#### [Dataset content]
§ §

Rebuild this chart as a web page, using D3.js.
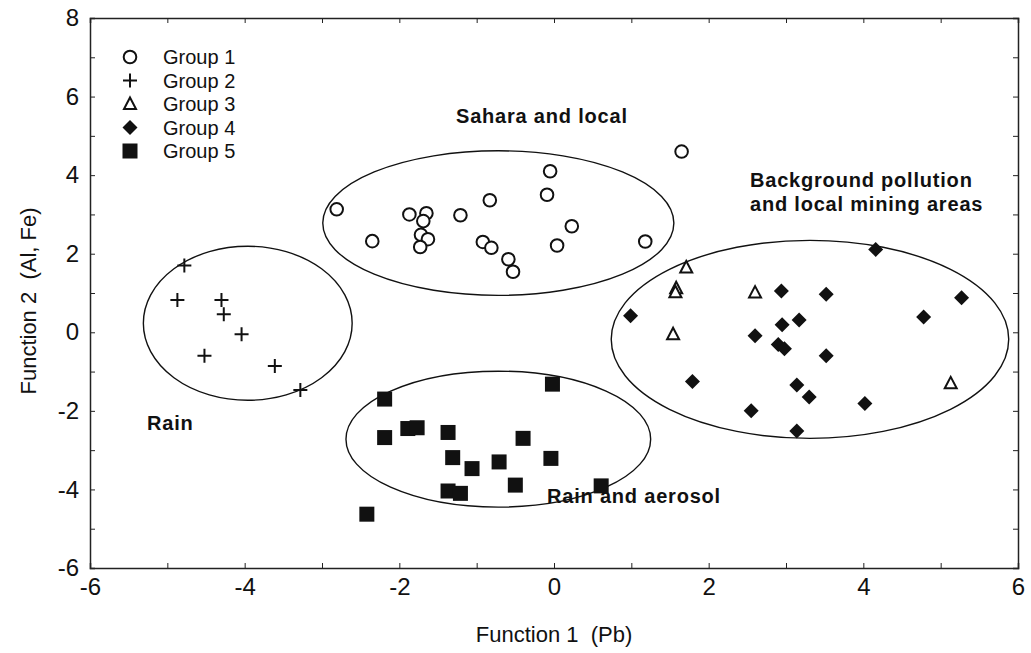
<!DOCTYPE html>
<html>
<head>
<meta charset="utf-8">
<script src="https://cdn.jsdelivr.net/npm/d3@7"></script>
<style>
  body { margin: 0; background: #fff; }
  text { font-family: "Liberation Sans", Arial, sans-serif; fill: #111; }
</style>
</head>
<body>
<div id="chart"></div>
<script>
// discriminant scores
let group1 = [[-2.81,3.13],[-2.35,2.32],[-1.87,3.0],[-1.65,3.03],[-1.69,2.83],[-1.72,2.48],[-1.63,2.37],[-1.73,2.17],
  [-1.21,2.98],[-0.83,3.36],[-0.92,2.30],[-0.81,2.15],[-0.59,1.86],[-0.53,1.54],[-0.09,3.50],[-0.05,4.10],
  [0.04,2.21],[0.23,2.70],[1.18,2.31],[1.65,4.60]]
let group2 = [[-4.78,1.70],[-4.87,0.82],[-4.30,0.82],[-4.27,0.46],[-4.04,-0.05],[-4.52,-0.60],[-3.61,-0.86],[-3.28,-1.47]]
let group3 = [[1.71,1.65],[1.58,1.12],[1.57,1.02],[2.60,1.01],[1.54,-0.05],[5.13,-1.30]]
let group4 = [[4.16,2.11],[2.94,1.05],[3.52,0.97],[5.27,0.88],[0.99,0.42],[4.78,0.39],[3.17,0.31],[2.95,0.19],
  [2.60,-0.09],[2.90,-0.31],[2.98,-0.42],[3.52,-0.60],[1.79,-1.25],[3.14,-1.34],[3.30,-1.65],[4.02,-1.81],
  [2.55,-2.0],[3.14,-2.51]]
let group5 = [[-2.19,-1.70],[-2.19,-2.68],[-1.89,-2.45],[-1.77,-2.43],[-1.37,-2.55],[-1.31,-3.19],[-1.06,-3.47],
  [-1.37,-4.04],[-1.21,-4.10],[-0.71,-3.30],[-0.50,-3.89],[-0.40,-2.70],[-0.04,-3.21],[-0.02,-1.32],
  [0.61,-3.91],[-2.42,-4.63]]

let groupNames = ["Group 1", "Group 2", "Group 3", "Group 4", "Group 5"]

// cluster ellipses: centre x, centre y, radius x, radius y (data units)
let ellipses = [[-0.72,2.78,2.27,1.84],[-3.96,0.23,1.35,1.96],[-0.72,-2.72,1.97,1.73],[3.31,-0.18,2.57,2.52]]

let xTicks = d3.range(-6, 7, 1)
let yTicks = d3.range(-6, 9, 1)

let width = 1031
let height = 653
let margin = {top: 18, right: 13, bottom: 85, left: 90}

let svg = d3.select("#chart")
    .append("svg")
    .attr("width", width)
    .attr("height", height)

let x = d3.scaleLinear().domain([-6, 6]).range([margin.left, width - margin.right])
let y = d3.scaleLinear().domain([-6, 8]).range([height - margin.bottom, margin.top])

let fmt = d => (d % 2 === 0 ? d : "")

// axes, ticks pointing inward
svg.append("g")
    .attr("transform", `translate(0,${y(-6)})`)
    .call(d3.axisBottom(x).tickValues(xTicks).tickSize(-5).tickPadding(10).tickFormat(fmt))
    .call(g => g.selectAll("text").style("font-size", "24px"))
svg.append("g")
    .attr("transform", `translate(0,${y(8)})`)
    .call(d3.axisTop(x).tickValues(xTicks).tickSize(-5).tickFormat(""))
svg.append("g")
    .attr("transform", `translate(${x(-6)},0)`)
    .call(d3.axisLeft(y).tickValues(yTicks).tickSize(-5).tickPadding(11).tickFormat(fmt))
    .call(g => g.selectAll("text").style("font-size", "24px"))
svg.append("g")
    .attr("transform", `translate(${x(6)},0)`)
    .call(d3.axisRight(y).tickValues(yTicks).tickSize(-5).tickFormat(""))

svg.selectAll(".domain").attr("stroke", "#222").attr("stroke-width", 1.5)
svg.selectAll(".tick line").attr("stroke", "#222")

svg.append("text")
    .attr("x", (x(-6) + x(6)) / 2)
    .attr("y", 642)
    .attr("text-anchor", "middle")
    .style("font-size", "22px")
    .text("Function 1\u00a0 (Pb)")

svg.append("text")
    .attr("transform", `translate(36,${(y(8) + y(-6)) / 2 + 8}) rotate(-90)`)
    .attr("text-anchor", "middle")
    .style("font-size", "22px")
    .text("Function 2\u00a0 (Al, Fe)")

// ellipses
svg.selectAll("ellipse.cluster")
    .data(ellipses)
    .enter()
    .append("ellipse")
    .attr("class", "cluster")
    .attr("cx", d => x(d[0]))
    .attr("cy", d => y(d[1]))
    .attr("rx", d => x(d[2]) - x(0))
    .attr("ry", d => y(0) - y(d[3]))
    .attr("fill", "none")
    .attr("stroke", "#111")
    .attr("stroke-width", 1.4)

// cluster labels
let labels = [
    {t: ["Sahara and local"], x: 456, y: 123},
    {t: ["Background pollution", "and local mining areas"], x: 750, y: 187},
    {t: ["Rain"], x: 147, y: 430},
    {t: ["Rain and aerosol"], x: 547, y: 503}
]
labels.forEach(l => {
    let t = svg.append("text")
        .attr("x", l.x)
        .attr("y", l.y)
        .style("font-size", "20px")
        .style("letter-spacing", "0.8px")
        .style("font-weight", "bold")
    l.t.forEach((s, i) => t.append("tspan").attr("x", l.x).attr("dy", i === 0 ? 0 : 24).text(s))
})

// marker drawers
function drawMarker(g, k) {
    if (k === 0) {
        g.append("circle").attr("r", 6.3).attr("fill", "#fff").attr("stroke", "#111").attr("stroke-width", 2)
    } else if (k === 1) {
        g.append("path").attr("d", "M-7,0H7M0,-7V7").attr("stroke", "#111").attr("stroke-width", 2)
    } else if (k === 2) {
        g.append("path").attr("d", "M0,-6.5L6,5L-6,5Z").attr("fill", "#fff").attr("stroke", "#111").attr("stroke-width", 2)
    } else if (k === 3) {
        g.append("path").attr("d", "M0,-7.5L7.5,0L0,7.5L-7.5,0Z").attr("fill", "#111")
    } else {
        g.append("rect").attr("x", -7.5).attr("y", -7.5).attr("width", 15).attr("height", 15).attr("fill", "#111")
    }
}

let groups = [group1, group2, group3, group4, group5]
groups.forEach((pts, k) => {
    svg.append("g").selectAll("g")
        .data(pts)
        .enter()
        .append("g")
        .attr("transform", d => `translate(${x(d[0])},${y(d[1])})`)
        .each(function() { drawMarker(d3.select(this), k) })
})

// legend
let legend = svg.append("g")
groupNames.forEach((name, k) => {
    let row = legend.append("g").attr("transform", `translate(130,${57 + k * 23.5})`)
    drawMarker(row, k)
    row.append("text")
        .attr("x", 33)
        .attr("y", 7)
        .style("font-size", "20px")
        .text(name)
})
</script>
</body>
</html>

§ §

#### [Written task]
Copy out each line word for word, please, skipping the images.

#### [Solution for this task]
Rebuild this chart as a web page, using D3.js.
<!DOCTYPE html>
<html>
<head>
<meta charset="utf-8">
<script src="https://cdn.jsdelivr.net/npm/d3@7"></script>
<style>
  body { margin: 0; background: #fff; }
  text { font-family: "Liberation Sans", Arial, sans-serif; fill: #111; }
</style>
</head>
<body>
<div id="chart"></div>
<script>
// discriminant scores
let group1 = [[-2.81,3.13],[-2.35,2.32],[-1.87,3.0],[-1.65,3.03],[-1.69,2.83],[-1.72,2.48],[-1.63,2.37],[-1.73,2.17],
  [-1.21,2.98],[-0.83,3.36],[-0.92,2.30],[-0.81,2.15],[-0.59,1.86],[-0.53,1.54],[-0.09,3.50],[-0.05,4.10],
  [0.04,2.21],[0.23,2.70],[1.18,2.31],[1.65,4.60]]
let group2 = [[-4.78,1.70],[-4.87,0.82],[-4.30,0.82],[-4.27,0.46],[-4.04,-0.05],[-4.52,-0.60],[-3.61,-0.86],[-3.28,-1.47]]
let group3 = [[1.71,1.65],[1.58,1.12],[1.57,1.02],[2.60,1.01],[1.54,-0.05],[5.13,-1.30]]
let group4 = [[4.16,2.11],[2.94,1.05],[3.52,0.97],[5.27,0.88],[0.99,0.42],[4.78,0.39],[3.17,0.31],[2.95,0.19],
  [2.60,-0.09],[2.90,-0.31],[2.98,-0.42],[3.52,-0.60],[1.79,-1.25],[3.14,-1.34],[3.30,-1.65],[4.02,-1.81],
  [2.55,-2.0],[3.14,-2.51]]
let group5 = [[-2.19,-1.70],[-2.19,-2.68],[-1.89,-2.45],[-1.77,-2.43],[-1.37,-2.55],[-1.31,-3.19],[-1.06,-3.47],
  [-1.37,-4.04],[-1.21,-4.10],[-0.71,-3.30],[-0.50,-3.89],[-0.40,-2.70],[-0.04,-3.21],[-0.02,-1.32],
  [0.61,-3.91],[-2.42,-4.63]]

let groupNames = ["Group 1", "Group 2", "Group 3", "Group 4", "Group 5"]

// cluster ellipses: centre x, centre y, radius x, radius y (data units)
let ellipses = [[-0.72,2.78,2.27,1.84],[-3.96,0.23,1.35,1.96],[-0.72,-2.72,1.97,1.73],[3.31,-0.18,2.57,2.52]]

let xTicks = d3.range(-6, 7, 1)
let yTicks = d3.range(-6, 9, 1)

let width = 1031
let height = 653
let margin = {top: 18, right: 13, bottom: 85, left: 90}

let svg = d3.select("#chart")
    .append("svg")
    .attr("width", width)
    .attr("height", height)

let x = d3.scaleLinear().domain([-6, 6]).range([margin.left, width - margin.right])
let y = d3.scaleLinear().domain([-6, 8]).range([height - margin.bottom, margin.top])

let fmt = d => (d % 2 === 0 ? d : "")

// axes, ticks pointing inward
svg.append("g")
    .attr("transform", `translate(0,${y(-6)})`)
    .call(d3.axisBottom(x).tickValues(xTicks).tickSize(-5).tickPadding(10).tickFormat(fmt))
    .call(g => g.selectAll("text").style("font-size", "24px"))
svg.append("g")
    .attr("transform", `translate(0,${y(8)})`)
    .call(d3.axisTop(x).tickValues(xTicks).tickSize(-5).tickFormat(""))
svg.append("g")
    .attr("transform", `translate(${x(-6)},0)`)
    .call(d3.axisLeft(y).tickValues(yTicks).tickSize(-5).tickPadding(11).tickFormat(fmt))
    .call(g => g.selectAll("text").style("font-size", "24px"))
svg.append("g")
    .attr("transform", `translate(${x(6)},0)`)
    .call(d3.axisRight(y).tickValues(yTicks).tickSize(-5).tickFormat(""))

svg.selectAll(".domain").attr("stroke", "#222").attr("stroke-width", 1.5)
svg.selectAll(".tick line").attr("stroke", "#222")

svg.append("text")
    .attr("x", (x(-6) + x(6)) / 2)
    .attr("y", 642)
    .attr("text-anchor", "middle")
    .style("font-size", "22px")
    .text("Function 1\u00a0 (Pb)")

svg.append("text")
    .attr("transform", `translate(36,${(y(8) + y(-6)) / 2 + 8}) rotate(-90)`)
    .attr("text-anchor", "middle")
    .style("font-size", "22px")
    .text("Function 2\u00a0 (Al, Fe)")

// ellipses
svg.selectAll("ellipse.cluster")
    .data(ellipses)
    .enter()
    .append("ellipse")
    .attr("class", "cluster")
    .attr("cx", d => x(d[0]))
    .attr("cy", d => y(d[1]))
    .attr("rx", d => x(d[2]) - x(0))
    .attr("ry", d => y(0) - y(d[3]))
    .attr("fill", "none")
    .attr("stroke", "#111")
    .attr("stroke-width", 1.4)

// cluster labels
let labels = [
    {t: ["Sahara and local"], x: 456, y: 123},
    {t: ["Background pollution", "and local mining areas"], x: 750, y: 187},
    {t: ["Rain"], x: 147, y: 430},
    {t: ["Rain and aerosol"], x: 547, y: 503}
]
labels.forEach(l => {
    let t = svg.append("text")
        .attr("x", l.x)
        .attr("y", l.y)
        .style("font-size", "20px")
        .style("letter-spacing", "0.8px")
        .style("font-weight", "bold")
    l.t.forEach((s, i) => t.append("tspan").attr("x", l.x).attr("dy", i === 0 ? 0 : 24).text(s))
})

// marker drawers
function drawMarker(g, k) {
    if (k === 0) {
        g.append("circle").attr("r", 6.3).attr("fill", "#fff").attr("stroke", "#111").attr("stroke-width", 2)
    } else if (k === 1) {
        g.append("path").attr("d", "M-7,0H7M0,-7V7").attr("stroke", "#111").attr("stroke-width", 2)
    } else if (k === 2) {
        g.append("path").attr("d", "M0,-6.5L6,5L-6,5Z").attr("fill", "#fff").attr("stroke", "#111").attr("stroke-width", 2)
    } else if (k === 3) {
        g.append("path").attr("d", "M0,-7.5L7.5,0L0,7.5L-7.5,0Z").attr("fill", "#111")
    } else {
        g.append("rect").attr("x", -7.5).attr("y", -7.5).attr("width", 15).attr("height", 15).attr("fill", "#111")
    }
}

let groups = [group1, group2, group3, group4, group5]
groups.forEach((pts, k) => {
    svg.append("g").selectAll("g")
        .data(pts)
        .enter()
        .append("g")
        .attr("transform", d => `translate(${x(d[0])},${y(d[1])})`)
        .each(function() { drawMarker(d3.select(this), k) })
})

// legend
let legend = svg.append("g")
groupNames.forEach((name, k) => {
    let row = legend.append("g").attr("transform", `translate(130,${57 + k * 23.5})`)
    drawMarker(row, k)
    row.append("text")
        .attr("x", 33)
        .attr("y", 7)
        .style("font-size", "20px")
        .text(name)
})
</script>
</body>
</html>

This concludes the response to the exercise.